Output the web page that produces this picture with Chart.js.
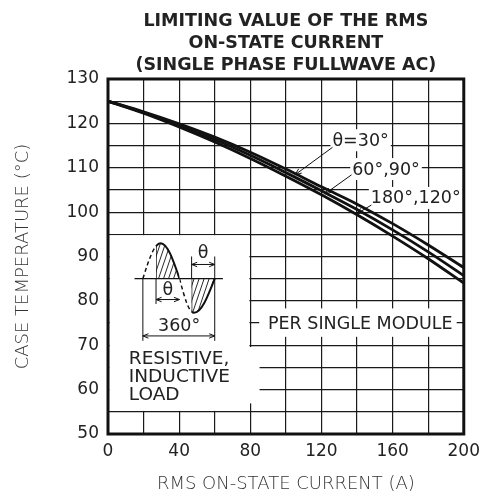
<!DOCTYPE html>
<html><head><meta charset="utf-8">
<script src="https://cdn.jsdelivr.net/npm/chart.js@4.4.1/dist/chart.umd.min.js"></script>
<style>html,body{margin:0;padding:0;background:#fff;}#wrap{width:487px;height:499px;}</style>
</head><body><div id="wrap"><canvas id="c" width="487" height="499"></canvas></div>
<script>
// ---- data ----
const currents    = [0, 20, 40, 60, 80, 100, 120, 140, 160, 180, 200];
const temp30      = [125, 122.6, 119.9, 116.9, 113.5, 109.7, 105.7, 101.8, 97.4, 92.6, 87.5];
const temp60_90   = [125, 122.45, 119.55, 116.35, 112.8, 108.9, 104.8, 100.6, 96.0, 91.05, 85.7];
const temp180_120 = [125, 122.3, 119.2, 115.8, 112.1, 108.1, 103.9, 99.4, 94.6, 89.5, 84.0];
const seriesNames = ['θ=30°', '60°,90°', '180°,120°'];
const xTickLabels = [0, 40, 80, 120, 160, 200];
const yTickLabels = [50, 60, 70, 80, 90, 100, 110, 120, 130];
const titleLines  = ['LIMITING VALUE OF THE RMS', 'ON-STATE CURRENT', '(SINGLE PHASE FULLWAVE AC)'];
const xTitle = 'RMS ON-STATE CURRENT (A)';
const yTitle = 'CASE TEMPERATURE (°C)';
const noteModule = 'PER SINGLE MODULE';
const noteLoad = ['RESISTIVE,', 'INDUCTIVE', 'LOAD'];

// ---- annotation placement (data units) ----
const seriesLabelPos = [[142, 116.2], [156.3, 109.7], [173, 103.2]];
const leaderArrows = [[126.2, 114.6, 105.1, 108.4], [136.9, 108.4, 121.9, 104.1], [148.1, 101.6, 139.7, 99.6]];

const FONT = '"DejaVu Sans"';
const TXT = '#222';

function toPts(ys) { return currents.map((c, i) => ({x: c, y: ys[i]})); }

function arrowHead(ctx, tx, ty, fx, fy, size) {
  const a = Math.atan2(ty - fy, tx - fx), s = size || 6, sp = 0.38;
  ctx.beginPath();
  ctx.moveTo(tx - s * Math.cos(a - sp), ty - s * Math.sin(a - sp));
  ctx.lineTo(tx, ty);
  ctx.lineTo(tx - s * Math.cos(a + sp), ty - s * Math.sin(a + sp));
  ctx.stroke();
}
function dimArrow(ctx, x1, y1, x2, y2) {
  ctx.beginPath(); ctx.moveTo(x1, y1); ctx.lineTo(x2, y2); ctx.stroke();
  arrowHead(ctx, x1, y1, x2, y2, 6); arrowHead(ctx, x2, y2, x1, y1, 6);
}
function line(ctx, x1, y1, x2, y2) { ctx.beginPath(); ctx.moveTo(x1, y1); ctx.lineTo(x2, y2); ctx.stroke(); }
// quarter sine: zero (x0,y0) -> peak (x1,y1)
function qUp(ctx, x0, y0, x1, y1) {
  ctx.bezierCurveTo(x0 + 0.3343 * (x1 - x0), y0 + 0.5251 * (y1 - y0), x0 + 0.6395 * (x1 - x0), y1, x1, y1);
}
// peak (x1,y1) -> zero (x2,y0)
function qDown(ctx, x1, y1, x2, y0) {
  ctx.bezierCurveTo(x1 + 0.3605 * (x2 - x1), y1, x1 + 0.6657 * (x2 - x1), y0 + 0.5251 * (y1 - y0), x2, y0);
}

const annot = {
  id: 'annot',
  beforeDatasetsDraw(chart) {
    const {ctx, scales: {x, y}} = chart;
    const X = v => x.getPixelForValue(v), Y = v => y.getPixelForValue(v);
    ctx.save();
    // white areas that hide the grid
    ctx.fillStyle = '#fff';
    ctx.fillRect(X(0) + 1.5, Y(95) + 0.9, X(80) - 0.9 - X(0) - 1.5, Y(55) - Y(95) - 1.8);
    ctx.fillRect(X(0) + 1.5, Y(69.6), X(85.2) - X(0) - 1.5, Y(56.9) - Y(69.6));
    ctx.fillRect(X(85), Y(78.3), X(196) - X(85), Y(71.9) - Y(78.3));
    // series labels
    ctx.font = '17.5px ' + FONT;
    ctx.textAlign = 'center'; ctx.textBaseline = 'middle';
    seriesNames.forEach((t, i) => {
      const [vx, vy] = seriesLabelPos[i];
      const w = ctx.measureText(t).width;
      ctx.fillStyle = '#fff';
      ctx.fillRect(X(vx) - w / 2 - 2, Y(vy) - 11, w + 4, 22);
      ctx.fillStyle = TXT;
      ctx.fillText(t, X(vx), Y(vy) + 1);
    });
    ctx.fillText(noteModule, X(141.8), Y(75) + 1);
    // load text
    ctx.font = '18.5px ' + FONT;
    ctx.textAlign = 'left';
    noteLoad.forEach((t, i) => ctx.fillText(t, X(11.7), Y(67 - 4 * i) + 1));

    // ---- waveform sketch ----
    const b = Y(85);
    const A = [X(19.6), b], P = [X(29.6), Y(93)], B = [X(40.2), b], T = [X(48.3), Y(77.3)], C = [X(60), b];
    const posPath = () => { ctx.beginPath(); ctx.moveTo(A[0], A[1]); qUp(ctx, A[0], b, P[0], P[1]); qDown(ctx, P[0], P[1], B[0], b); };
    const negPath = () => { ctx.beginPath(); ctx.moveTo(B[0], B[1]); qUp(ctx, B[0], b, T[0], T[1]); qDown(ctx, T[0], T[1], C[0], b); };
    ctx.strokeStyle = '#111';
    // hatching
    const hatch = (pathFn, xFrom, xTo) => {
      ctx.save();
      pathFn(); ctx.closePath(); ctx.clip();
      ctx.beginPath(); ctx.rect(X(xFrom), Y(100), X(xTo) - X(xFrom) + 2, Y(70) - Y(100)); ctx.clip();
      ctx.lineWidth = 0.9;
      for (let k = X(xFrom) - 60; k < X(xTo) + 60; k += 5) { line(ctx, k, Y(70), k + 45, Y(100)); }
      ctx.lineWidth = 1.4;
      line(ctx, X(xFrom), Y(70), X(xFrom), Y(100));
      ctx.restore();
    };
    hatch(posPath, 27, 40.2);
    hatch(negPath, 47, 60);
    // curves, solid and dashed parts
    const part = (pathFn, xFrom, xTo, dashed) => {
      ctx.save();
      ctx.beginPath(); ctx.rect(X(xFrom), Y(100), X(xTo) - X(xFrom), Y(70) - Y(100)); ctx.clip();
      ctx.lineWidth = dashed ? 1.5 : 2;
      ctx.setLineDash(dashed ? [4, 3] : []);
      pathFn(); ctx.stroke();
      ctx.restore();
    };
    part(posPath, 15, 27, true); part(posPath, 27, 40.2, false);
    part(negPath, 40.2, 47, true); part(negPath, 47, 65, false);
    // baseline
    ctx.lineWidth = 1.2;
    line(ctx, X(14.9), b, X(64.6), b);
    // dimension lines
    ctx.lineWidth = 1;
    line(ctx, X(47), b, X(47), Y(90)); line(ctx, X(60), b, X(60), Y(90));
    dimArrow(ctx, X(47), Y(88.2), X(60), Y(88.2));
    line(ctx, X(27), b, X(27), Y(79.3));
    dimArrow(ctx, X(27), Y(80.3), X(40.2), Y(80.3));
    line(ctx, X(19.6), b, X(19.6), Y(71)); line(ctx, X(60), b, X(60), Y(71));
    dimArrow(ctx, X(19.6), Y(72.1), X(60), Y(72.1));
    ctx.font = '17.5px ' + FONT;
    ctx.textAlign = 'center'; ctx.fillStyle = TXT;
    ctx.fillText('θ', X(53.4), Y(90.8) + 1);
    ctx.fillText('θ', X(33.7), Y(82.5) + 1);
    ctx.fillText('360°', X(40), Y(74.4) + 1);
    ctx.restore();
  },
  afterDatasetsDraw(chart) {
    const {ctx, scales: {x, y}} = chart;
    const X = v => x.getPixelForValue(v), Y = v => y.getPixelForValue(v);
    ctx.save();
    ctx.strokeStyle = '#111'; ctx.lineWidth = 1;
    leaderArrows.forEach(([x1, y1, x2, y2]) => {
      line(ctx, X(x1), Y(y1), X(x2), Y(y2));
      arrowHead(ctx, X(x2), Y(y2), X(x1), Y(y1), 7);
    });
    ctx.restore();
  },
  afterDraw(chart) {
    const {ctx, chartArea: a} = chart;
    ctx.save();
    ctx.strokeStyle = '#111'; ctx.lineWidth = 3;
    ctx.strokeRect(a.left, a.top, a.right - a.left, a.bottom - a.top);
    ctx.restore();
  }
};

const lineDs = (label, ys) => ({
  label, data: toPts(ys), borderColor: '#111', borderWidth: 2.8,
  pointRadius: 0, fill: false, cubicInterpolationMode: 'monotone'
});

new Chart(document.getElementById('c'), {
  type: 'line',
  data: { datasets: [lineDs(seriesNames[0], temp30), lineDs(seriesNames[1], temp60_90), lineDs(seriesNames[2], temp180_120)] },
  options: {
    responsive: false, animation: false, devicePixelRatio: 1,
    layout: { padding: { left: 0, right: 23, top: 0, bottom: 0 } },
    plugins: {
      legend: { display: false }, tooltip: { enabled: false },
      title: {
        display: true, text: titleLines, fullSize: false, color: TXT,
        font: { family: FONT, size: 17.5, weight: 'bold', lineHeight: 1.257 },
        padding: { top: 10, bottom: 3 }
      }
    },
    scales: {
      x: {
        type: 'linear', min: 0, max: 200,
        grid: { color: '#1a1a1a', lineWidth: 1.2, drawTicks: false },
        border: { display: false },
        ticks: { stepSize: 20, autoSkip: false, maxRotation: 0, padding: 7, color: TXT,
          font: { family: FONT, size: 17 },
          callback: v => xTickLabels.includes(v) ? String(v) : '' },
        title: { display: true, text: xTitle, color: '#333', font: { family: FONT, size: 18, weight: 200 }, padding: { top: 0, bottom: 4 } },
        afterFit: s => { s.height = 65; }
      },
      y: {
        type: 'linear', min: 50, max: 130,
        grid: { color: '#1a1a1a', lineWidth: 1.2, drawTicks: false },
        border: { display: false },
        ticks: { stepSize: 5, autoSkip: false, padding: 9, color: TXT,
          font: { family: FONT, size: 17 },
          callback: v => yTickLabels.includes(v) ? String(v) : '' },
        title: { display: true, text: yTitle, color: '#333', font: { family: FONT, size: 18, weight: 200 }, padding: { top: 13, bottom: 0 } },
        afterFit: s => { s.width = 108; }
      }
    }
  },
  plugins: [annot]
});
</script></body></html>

...

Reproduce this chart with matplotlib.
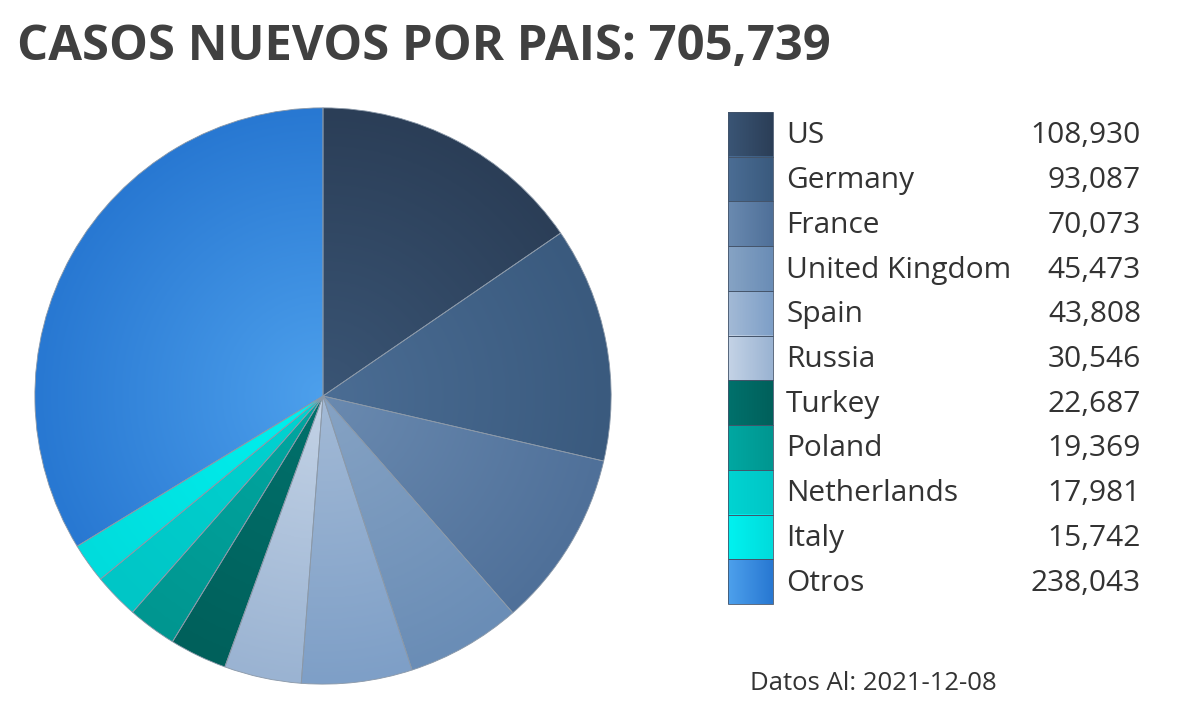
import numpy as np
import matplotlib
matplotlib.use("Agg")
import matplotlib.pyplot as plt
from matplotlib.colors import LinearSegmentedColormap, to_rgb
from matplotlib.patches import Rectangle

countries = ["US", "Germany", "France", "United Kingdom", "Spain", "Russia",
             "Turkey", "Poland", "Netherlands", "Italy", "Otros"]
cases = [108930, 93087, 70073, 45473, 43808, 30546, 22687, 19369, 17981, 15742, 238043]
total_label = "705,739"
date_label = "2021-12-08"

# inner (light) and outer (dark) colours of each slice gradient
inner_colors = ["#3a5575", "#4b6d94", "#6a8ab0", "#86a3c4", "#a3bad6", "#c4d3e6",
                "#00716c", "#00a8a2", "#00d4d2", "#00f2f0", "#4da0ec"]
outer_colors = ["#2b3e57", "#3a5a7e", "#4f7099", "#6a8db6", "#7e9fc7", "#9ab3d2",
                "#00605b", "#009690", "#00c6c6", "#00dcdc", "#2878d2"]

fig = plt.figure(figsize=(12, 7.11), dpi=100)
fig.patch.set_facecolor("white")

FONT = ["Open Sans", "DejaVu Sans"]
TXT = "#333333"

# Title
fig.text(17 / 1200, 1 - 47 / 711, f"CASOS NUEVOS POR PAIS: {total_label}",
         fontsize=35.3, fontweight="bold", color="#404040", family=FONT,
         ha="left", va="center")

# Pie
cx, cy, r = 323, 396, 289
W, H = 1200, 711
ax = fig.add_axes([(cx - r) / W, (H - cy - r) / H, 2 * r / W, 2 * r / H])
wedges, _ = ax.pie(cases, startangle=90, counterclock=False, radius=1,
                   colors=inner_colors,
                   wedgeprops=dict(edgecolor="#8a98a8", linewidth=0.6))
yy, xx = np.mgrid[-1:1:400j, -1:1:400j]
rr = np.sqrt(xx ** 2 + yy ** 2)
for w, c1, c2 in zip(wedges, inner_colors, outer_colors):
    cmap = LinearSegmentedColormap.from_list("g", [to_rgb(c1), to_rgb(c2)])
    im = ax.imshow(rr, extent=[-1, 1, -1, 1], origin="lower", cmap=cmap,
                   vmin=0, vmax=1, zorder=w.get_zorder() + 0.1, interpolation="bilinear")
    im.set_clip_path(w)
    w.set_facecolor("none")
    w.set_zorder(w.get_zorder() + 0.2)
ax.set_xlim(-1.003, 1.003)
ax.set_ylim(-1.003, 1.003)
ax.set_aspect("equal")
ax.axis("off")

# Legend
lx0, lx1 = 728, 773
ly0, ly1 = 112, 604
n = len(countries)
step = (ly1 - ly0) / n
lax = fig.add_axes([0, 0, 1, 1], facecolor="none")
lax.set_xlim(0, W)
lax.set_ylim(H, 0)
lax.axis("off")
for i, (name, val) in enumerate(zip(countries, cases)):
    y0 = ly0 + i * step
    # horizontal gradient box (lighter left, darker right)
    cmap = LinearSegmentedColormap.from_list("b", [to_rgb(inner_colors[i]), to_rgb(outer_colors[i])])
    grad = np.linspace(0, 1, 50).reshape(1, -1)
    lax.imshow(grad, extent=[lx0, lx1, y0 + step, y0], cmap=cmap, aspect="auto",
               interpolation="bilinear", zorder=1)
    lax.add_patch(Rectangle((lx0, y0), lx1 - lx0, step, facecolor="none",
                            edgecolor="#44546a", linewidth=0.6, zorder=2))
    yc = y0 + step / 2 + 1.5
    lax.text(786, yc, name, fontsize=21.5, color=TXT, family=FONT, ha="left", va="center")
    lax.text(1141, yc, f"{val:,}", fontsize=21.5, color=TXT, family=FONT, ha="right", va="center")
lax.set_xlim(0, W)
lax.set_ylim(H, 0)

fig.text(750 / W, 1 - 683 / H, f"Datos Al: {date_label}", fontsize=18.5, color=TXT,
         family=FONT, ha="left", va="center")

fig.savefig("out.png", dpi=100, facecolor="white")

---

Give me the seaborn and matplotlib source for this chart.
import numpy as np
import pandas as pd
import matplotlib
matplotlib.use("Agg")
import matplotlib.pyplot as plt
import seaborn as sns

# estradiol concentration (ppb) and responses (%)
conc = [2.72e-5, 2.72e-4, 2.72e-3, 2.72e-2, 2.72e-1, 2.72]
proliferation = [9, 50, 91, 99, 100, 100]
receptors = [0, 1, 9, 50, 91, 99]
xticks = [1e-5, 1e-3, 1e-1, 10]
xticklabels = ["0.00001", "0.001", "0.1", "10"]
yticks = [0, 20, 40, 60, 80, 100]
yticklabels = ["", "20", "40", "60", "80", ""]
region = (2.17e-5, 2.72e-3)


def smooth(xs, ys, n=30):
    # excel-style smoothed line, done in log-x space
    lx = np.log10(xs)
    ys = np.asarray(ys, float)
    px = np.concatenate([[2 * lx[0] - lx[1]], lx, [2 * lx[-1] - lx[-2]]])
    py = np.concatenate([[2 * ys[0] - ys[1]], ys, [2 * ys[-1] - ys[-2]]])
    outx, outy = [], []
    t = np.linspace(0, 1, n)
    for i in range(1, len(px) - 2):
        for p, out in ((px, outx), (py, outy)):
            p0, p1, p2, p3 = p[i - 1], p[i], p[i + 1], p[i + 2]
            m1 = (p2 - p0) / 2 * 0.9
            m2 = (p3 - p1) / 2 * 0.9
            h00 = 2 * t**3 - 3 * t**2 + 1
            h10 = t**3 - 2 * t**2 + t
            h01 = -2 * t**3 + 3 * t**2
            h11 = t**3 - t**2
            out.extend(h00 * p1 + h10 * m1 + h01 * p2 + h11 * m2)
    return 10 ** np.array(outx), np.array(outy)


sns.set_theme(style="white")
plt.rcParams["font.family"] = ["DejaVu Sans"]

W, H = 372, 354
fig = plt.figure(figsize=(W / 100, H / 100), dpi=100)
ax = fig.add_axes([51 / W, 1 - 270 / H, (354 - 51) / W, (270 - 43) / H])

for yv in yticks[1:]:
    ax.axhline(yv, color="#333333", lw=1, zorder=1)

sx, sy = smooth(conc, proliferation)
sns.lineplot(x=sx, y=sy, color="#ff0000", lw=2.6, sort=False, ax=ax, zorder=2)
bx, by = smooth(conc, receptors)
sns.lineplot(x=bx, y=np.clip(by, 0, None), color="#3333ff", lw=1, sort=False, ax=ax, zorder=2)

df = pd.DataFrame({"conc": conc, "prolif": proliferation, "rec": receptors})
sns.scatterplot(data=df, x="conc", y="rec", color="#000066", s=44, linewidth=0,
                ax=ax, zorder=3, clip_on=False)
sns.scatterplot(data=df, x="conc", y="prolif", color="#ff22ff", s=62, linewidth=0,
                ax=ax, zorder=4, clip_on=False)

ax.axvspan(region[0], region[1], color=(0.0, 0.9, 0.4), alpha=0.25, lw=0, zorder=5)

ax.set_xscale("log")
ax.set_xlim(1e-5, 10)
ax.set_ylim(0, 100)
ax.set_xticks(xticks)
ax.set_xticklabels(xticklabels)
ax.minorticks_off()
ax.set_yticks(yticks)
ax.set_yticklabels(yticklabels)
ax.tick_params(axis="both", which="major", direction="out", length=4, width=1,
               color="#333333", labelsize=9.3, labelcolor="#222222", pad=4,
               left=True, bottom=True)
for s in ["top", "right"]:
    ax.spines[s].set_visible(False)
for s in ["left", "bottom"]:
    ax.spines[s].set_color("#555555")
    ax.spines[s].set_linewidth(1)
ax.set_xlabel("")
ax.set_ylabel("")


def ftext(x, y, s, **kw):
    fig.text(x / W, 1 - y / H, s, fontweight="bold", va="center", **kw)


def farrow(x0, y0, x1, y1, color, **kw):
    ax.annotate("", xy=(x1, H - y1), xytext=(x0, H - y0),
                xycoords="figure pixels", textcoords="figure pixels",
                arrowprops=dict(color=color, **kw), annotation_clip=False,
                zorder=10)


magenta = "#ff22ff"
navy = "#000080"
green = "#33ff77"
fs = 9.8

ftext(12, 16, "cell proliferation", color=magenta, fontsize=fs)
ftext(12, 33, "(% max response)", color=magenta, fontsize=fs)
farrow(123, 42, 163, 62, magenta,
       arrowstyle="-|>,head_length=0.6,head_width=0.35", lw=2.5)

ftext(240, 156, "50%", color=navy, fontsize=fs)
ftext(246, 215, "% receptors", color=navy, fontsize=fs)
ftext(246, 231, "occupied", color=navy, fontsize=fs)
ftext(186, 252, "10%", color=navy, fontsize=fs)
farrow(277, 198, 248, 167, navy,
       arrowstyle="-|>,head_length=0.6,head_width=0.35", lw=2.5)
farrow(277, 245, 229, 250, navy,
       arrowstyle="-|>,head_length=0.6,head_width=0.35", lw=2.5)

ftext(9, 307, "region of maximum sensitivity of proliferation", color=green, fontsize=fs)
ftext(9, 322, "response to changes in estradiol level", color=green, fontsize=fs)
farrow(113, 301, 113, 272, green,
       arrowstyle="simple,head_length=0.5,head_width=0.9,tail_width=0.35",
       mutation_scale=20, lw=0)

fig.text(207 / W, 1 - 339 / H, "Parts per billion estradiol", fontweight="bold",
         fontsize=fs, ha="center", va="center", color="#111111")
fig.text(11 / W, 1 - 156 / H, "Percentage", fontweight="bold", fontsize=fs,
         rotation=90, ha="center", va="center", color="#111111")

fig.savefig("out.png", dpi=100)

### TO DO
Only the lines from the one with "Reproduce this chart with matplotlib." through the one with "from matplotlib.patches import Rectangle", both included, go in the copy, exactly as written. Leave the pictures behind.

### RESPONSE
Reproduce this chart with matplotlib.
import numpy as np
import matplotlib
matplotlib.use("Agg")
import matplotlib.pyplot as plt
from matplotlib.colors import LinearSegmentedColormap, to_rgb
from matplotlib.patches import Rectangle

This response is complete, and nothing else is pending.